[BEGIN]
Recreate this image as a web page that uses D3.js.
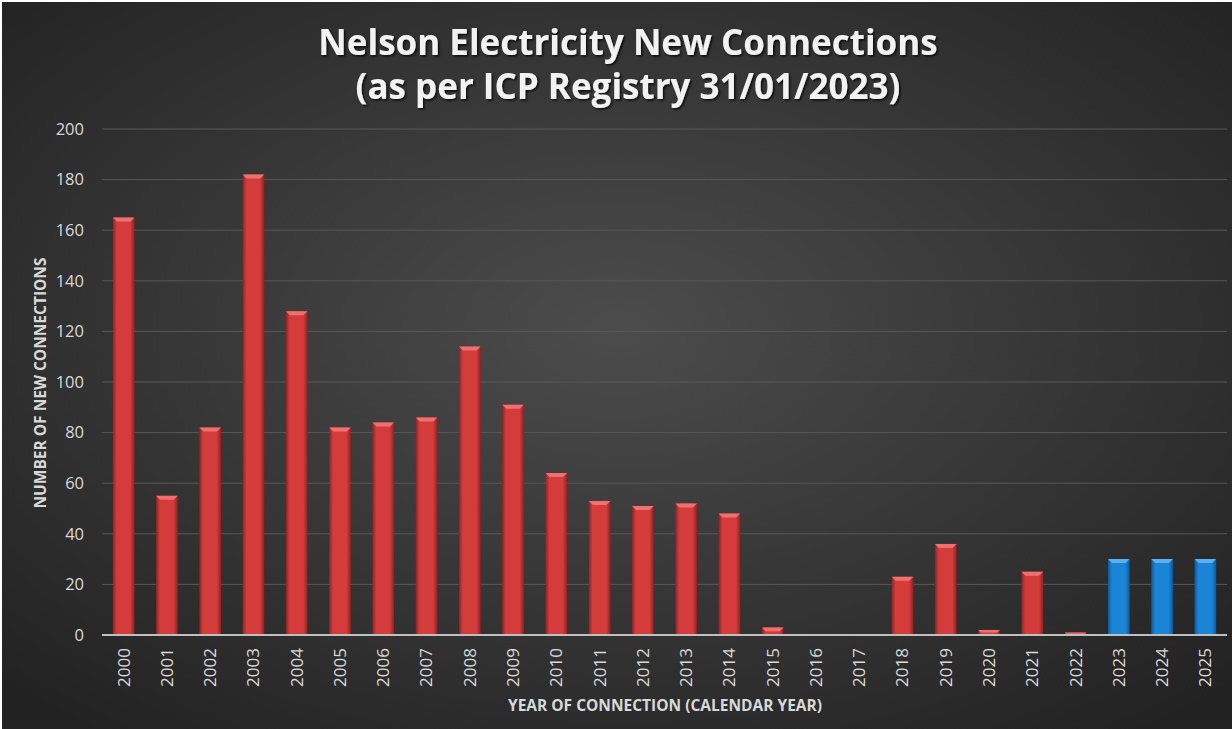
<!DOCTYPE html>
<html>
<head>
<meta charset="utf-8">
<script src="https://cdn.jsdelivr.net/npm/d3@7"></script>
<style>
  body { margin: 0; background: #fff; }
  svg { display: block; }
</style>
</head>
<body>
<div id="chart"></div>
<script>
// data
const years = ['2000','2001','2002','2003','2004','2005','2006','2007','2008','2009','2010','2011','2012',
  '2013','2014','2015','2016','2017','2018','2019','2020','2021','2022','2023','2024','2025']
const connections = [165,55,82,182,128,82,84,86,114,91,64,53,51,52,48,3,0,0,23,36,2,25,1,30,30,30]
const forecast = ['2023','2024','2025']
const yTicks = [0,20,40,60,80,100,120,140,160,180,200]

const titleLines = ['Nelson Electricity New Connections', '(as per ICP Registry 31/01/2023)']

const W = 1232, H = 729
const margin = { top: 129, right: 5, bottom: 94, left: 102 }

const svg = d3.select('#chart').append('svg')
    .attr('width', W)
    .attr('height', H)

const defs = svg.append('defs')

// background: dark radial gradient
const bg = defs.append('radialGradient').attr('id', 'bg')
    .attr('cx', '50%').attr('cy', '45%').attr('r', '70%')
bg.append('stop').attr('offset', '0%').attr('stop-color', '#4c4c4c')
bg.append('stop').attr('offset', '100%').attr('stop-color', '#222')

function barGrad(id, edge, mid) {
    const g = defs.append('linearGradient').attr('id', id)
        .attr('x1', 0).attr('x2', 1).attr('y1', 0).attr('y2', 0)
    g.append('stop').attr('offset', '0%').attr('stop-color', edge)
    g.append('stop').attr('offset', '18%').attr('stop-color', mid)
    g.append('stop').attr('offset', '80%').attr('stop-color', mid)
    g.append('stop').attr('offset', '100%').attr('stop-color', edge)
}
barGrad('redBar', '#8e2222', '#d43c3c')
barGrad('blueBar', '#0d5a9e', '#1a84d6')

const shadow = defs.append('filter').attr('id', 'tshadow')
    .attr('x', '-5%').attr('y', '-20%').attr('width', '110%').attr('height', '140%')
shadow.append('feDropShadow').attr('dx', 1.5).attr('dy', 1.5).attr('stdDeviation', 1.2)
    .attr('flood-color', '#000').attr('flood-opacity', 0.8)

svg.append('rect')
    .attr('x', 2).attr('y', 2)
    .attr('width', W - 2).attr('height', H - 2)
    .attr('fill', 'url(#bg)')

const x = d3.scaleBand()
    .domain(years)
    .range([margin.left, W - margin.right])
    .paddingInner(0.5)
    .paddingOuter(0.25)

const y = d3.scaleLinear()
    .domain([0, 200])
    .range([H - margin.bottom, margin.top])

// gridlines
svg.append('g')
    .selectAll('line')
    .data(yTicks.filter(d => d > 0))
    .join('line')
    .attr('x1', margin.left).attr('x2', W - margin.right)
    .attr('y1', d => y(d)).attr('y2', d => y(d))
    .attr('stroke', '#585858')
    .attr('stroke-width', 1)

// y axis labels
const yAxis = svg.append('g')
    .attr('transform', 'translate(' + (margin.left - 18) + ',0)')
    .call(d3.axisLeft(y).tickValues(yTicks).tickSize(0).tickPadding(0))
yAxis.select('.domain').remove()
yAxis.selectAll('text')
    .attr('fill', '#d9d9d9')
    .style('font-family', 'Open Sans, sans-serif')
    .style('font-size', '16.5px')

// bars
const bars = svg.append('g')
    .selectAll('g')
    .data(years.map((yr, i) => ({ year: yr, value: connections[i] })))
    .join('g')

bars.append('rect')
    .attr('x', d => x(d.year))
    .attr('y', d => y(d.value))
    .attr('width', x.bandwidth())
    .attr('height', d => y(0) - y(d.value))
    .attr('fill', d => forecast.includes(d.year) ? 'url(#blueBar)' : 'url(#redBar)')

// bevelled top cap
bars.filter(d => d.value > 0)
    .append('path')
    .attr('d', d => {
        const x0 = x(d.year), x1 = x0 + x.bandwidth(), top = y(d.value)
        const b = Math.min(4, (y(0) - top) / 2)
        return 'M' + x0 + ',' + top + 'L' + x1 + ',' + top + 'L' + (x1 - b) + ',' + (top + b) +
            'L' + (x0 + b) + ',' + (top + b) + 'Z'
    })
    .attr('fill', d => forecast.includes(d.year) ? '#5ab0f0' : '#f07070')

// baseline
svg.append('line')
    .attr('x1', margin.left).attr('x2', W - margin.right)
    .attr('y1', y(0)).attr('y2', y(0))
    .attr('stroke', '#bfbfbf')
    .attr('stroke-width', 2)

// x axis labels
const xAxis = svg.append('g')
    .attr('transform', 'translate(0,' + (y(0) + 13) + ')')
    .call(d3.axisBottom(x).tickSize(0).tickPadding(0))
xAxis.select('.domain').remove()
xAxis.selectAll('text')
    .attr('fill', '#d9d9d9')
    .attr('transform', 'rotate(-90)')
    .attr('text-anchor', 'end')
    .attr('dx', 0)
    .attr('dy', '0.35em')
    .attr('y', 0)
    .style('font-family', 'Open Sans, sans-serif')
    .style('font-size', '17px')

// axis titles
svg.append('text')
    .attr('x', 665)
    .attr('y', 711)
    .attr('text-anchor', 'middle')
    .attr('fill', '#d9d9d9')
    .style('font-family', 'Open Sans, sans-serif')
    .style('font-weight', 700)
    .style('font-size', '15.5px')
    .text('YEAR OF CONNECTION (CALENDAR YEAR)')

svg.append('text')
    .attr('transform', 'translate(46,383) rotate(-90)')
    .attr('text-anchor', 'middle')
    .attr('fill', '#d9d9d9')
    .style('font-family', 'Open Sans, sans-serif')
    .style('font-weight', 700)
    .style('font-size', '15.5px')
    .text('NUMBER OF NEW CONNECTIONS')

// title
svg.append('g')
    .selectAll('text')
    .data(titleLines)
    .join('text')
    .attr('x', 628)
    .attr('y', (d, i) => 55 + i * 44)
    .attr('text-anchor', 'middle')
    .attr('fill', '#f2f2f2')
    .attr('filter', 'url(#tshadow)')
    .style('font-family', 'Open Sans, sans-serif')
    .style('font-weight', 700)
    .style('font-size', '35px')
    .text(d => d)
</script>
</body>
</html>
[END]
▸ **What is required**: Restate the material word for word from its first line through the line containing "barGrad('blueBar', '#0d5a9e', '#1a84d6')", both included; the pictures do not belong in it.

▸ **The result**:
Recreate this image as a web page that uses D3.js.
<!DOCTYPE html>
<html>
<head>
<meta charset="utf-8">
<script src="https://cdn.jsdelivr.net/npm/d3@7"></script>
<style>
  body { margin: 0; background: #fff; }
  svg { display: block; }
</style>
</head>
<body>
<div id="chart"></div>
<script>
// data
const years = ['2000','2001','2002','2003','2004','2005','2006','2007','2008','2009','2010','2011','2012',
  '2013','2014','2015','2016','2017','2018','2019','2020','2021','2022','2023','2024','2025']
const connections = [165,55,82,182,128,82,84,86,114,91,64,53,51,52,48,3,0,0,23,36,2,25,1,30,30,30]
const forecast = ['2023','2024','2025']
const yTicks = [0,20,40,60,80,100,120,140,160,180,200]

const titleLines = ['Nelson Electricity New Connections', '(as per ICP Registry 31/01/2023)']

const W = 1232, H = 729
const margin = { top: 129, right: 5, bottom: 94, left: 102 }

const svg = d3.select('#chart').append('svg')
    .attr('width', W)
    .attr('height', H)

const defs = svg.append('defs')

// background: dark radial gradient
const bg = defs.append('radialGradient').attr('id', 'bg')
    .attr('cx', '50%').attr('cy', '45%').attr('r', '70%')
bg.append('stop').attr('offset', '0%').attr('stop-color', '#4c4c4c')
bg.append('stop').attr('offset', '100%').attr('stop-color', '#222')

function barGrad(id, edge, mid) {
    const g = defs.append('linearGradient').attr('id', id)
        .attr('x1', 0).attr('x2', 1).attr('y1', 0).attr('y2', 0)
    g.append('stop').attr('offset', '0%').attr('stop-color', edge)
    g.append('stop').attr('offset', '18%').attr('stop-color', mid)
    g.append('stop').attr('offset', '80%').attr('stop-color', mid)
    g.append('stop').attr('offset', '100%').attr('stop-color', edge)
}
barGrad('redBar', '#8e2222', '#d43c3c')
barGrad('blueBar', '#0d5a9e', '#1a84d6')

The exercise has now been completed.